The Netherlands supports controversial plan to ban visas for Russian tourists
Speaking to RTL Nieuws on Tuesday, Foreign Minister Wopke Hoekstra announced that the Dutch government supported the controversial proposal for the European Union to ban the issuing of visas to Russian tourists.
Dutch government in favour of EU ban on tourists visas for Russians
While Hoekstra emphasised that different rules should apply to visas for students and refugees, the Dutch Foreign Minister made it clear that the Netherlands would advocate against the issuing of tourist visas to Russian citizens, saying he didn’t agree that the rule would unfairly punish Russian civilians for the ongoing war in Ukraine.
"On the one hand, you want interpersonal contact and you also want to recognise the difference between the state of Russia and Russian citizens,” Hoekstra explained to RTL Nieuws. “At the same time, we see that the vast majority of people who come here come to spend money in the PC Hooftstraat [in Amsterdam] are often rich Russians who are also regularly affiliated with the regime."
Over the course of the coming days, representatives from all EU member states - including Hoekstra - will meet in Prague to discuss the potential ban. The Dutch Foreign Minister hopes he and his colleagues will be able to reach an agreement: “[I hope] we can eventually walk out having agreed on a ban on tourist visas, leaving other visas untouched.”

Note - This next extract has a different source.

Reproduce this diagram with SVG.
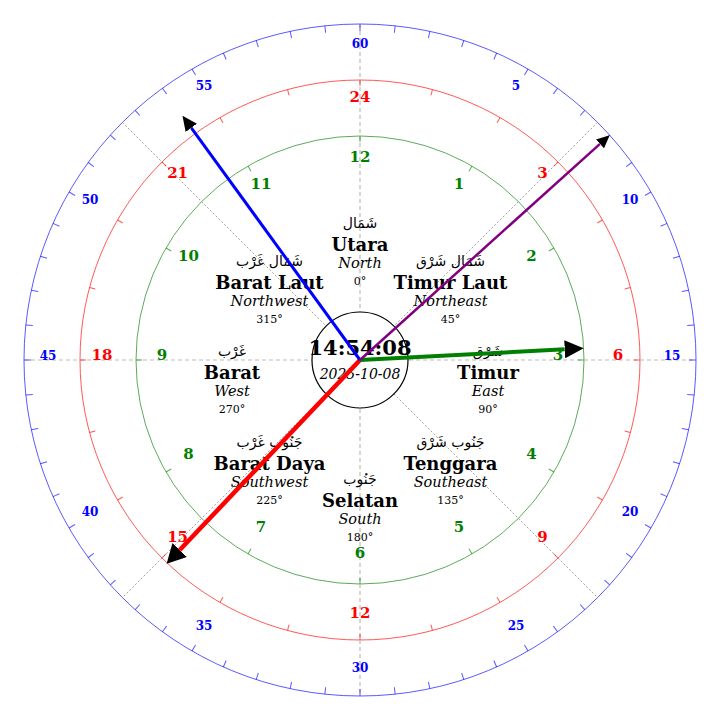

Some EU member states argue visiting Europe is a privilege, not a right
Some EU countries, including Czechia and Estonia, have already restricted Russian access to tourist visas. The Ukrainian government has called for the EU to block all Russian visa requests, arguing that “[Russians] should be denied the right to cross borders until they have learned to respect them.” Similarly, Estonian Prime Minister Kaja Kallas believes that “visiting Europe is a privilege, not a human right.”
While many have joined calls for an EU-wide ban, some of the key members of the bloc - notably Germany and France - are more hesitant. These member states worry the ban would further antagonise the people of Russia, and argue that the move would make it harder for Russian dissidents to flee Putin’s regime. The EU is also looking into options for making visa applications significantly more expensive for Russian citizens.
Figures from European border agency Frontex reveal that nearly one million Russians have arrived in the EU since the outbreak of the war at the end of February. Interestingly, data shows that the Netherlands hasn’t issued any tourist visas to Russian citizens since April, which the Foreign Minister says is a result of a lack of staff.